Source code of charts
==========

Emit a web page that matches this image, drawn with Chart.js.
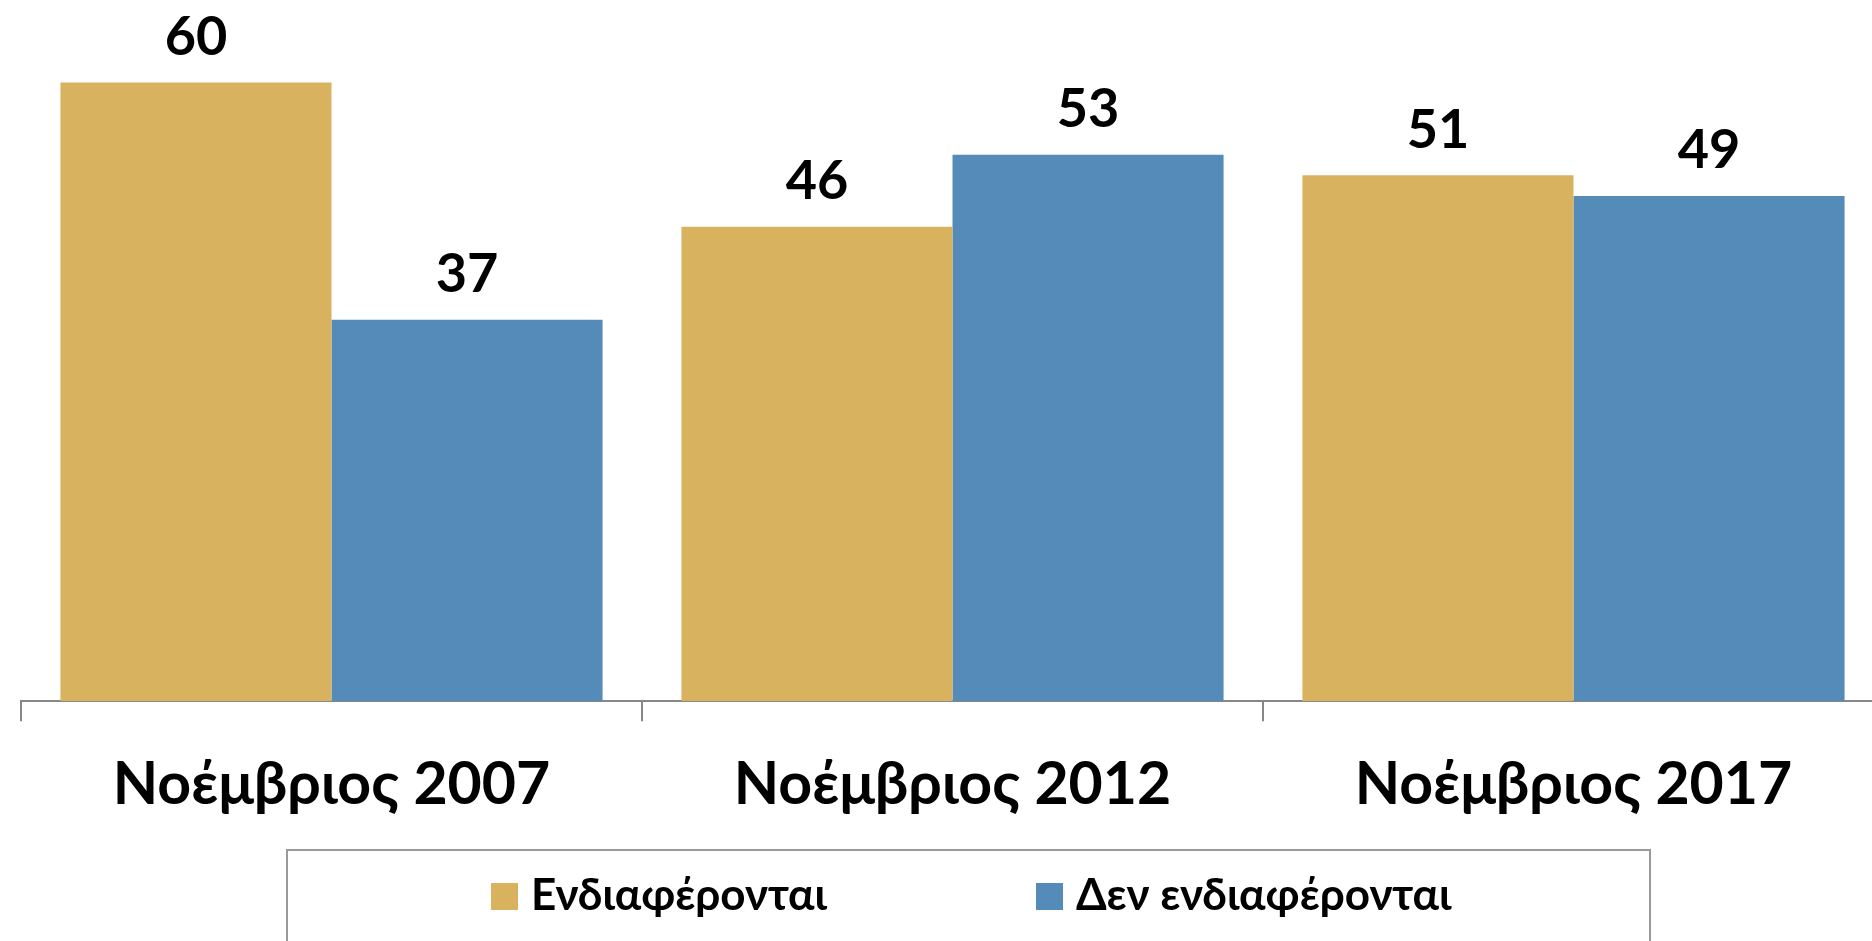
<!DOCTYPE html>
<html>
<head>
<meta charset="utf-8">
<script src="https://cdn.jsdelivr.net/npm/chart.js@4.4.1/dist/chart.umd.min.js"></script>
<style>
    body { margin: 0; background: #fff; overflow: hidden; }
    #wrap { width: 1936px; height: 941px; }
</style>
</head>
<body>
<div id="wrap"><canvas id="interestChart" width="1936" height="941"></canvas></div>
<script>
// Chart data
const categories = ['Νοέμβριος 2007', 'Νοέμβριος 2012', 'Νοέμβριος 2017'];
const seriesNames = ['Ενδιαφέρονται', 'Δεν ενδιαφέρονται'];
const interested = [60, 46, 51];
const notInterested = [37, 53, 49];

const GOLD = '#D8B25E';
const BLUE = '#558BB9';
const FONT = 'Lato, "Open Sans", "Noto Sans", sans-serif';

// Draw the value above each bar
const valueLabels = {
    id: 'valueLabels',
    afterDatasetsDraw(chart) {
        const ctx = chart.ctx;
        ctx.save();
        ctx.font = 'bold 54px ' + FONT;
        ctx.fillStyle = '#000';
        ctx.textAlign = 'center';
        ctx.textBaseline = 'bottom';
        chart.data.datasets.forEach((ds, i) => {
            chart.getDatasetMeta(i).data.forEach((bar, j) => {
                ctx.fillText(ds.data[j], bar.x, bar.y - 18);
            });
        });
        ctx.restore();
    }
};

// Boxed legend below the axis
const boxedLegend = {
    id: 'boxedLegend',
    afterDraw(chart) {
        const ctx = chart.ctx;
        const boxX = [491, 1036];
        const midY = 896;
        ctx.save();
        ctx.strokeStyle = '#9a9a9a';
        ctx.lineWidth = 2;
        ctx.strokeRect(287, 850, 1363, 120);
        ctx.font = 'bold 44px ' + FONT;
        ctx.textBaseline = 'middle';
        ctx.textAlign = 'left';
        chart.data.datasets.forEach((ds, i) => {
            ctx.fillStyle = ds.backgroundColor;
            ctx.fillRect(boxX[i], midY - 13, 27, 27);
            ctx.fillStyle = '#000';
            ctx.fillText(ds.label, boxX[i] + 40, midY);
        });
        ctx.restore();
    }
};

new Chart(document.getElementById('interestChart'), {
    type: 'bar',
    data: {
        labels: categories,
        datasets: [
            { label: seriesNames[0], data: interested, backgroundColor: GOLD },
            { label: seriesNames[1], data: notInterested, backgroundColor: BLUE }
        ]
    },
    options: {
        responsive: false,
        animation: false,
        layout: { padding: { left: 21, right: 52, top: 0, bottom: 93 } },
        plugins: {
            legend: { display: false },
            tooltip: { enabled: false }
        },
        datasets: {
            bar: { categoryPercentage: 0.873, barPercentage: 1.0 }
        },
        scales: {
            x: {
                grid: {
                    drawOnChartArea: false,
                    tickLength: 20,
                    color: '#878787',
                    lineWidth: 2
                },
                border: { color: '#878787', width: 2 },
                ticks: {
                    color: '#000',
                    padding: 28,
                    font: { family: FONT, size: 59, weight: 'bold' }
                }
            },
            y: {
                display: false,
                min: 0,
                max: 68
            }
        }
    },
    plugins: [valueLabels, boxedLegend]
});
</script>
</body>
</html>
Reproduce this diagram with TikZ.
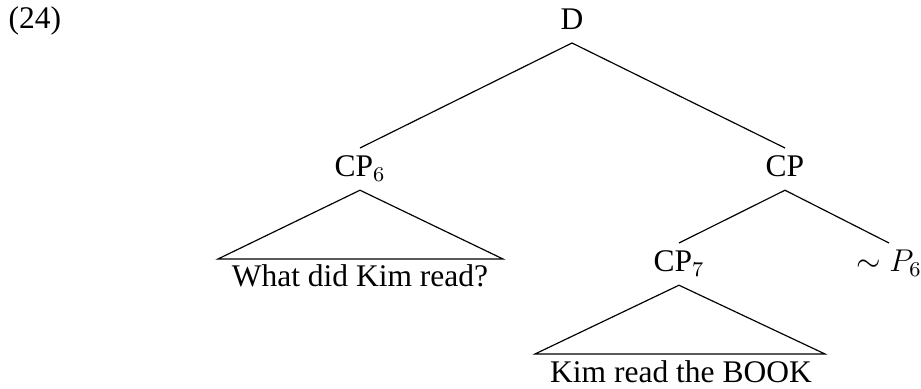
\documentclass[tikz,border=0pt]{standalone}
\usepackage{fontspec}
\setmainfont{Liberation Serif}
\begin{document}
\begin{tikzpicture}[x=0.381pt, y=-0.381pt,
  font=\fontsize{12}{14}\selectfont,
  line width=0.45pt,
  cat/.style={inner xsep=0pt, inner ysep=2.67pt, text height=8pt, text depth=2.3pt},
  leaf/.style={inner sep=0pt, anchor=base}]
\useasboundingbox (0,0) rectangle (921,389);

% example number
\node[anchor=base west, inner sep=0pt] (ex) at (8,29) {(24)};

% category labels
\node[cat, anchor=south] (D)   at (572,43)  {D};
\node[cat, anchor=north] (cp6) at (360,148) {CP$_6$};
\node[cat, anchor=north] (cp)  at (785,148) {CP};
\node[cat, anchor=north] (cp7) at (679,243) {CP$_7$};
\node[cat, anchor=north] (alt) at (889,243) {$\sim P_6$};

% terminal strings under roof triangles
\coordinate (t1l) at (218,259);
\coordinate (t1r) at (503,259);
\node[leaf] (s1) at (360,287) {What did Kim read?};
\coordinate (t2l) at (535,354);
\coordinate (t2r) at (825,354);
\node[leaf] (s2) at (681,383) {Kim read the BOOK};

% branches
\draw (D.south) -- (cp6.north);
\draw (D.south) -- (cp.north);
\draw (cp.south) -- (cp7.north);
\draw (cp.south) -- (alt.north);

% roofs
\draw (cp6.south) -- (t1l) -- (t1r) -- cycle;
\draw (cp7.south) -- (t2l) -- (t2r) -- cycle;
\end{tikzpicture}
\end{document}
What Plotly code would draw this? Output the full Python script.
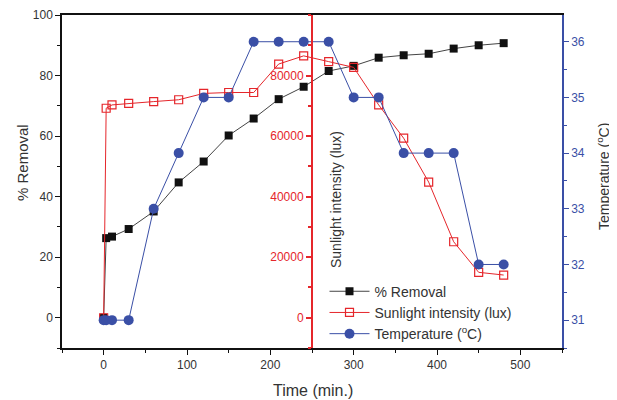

==========

WHAT NEEDS TO BE DONE:
In your copy of the records, include no pictures; repeat everything else exactly.

RESPONSE:
Emit a web page that matches this image, drawn with Chart.js.
<!DOCTYPE html>
<html>
<head>
<meta charset="utf-8">
<script src="https://cdn.jsdelivr.net/npm/chart.js@4.4.1/dist/chart.umd.min.js"></script>
<style>
    body { margin: 0; background: #fff; overflow: hidden; }
    #wrap { width: 1936px; height: 941px; }
</style>
</head>
<body>
<div id="wrap"><canvas id="interestChart" width="1936" height="941"></canvas></div>
<script>
// Chart data
const categories = ['Νοέμβριος 2007', 'Νοέμβριος 2012', 'Νοέμβριος 2017'];
const seriesNames = ['Ενδιαφέρονται', 'Δεν ενδιαφέρονται'];
const interested = [60, 46, 51];
const notInterested = [37, 53, 49];

const GOLD = '#D8B25E';
const BLUE = '#558BB9';
const FONT = 'Lato, "Open Sans", "Noto Sans", sans-serif';

// Draw the value above each bar
const valueLabels = {
    id: 'valueLabels',
    afterDatasetsDraw(chart) {
        const ctx = chart.ctx;
        ctx.save();
        ctx.font = 'bold 54px ' + FONT;
        ctx.fillStyle = '#000';
        ctx.textAlign = 'center';
        ctx.textBaseline = 'bottom';
        chart.data.datasets.forEach((ds, i) => {
            chart.getDatasetMeta(i).data.forEach((bar, j) => {
                ctx.fillText(ds.data[j], bar.x, bar.y - 18);
            });
        });
        ctx.restore();
    }
};

// Boxed legend below the axis
const boxedLegend = {
    id: 'boxedLegend',
    afterDraw(chart) {
        const ctx = chart.ctx;
        const boxX = [491, 1036];
        const midY = 896;
        ctx.save();
        ctx.strokeStyle = '#9a9a9a';
        ctx.lineWidth = 2;
        ctx.strokeRect(287, 850, 1363, 120);
        ctx.font = 'bold 44px ' + FONT;
        ctx.textBaseline = 'middle';
        ctx.textAlign = 'left';
        chart.data.datasets.forEach((ds, i) => {
            ctx.fillStyle = ds.backgroundColor;
            ctx.fillRect(boxX[i], midY - 13, 27, 27);
            ctx.fillStyle = '#000';
            ctx.fillText(ds.label, boxX[i] + 40, midY);
        });
        ctx.restore();
    }
};

new Chart(document.getElementById('interestChart'), {
    type: 'bar',
    data: {
        labels: categories,
        datasets: [
            { label: seriesNames[0], data: interested, backgroundColor: GOLD },
            { label: seriesNames[1], data: notInterested, backgroundColor: BLUE }
        ]
    },
    options: {
        responsive: false,
        animation: false,
        layout: { padding: { left: 21, right: 52, top: 0, bottom: 93 } },
        plugins: {
            legend: { display: false },
            tooltip: { enabled: false }
        },
        datasets: {
            bar: { categoryPercentage: 0.873, barPercentage: 1.0 }
        },
        scales: {
            x: {
                grid: {
                    drawOnChartArea: false,
                    tickLength: 20,
                    color: '#878787',
                    lineWidth: 2
                },
                border: { color: '#878787', width: 2 },
                ticks: {
                    color: '#000',
                    padding: 28,
                    font: { family: FONT, size: 59, weight: 'bold' }
                }
            },
            y: {
                display: false,
                min: 0,
                max: 68
            }
        }
    },
    plugins: [valueLabels, boxedLegend]
});
</script>
</body>
</html>
Reproduce this diagram with TikZ.
\documentclass[tikz,border=0pt]{standalone}
\usepackage{fontspec}
\setmainfont{Liberation Serif}
\begin{document}
\begin{tikzpicture}[x=0.381pt, y=-0.381pt,
  font=\fontsize{12}{14}\selectfont,
  line width=0.45pt,
  cat/.style={inner xsep=0pt, inner ysep=2.67pt, text height=8pt, text depth=2.3pt},
  leaf/.style={inner sep=0pt, anchor=base}]
\useasboundingbox (0,0) rectangle (921,389);

% example number
\node[anchor=base west, inner sep=0pt] (ex) at (8,29) {(24)};

% category labels
\node[cat, anchor=south] (D)   at (572,43)  {D};
\node[cat, anchor=north] (cp6) at (360,148) {CP$_6$};
\node[cat, anchor=north] (cp)  at (785,148) {CP};
\node[cat, anchor=north] (cp7) at (679,243) {CP$_7$};
\node[cat, anchor=north] (alt) at (889,243) {$\sim P_6$};

% terminal strings under roof triangles
\coordinate (t1l) at (218,259);
\coordinate (t1r) at (503,259);
\node[leaf] (s1) at (360,287) {What did Kim read?};
\coordinate (t2l) at (535,354);
\coordinate (t2r) at (825,354);
\node[leaf] (s2) at (681,383) {Kim read the BOOK};

% branches
\draw (D.south) -- (cp6.north);
\draw (D.south) -- (cp.north);
\draw (cp.south) -- (cp7.north);
\draw (cp.south) -- (alt.north);

% roofs
\draw (cp6.south) -- (t1l) -- (t1r) -- cycle;
\draw (cp7.south) -- (t2l) -- (t2r) -- cycle;
\end{tikzpicture}
\end{document}
What Plotly code would draw this? Output the full Python script.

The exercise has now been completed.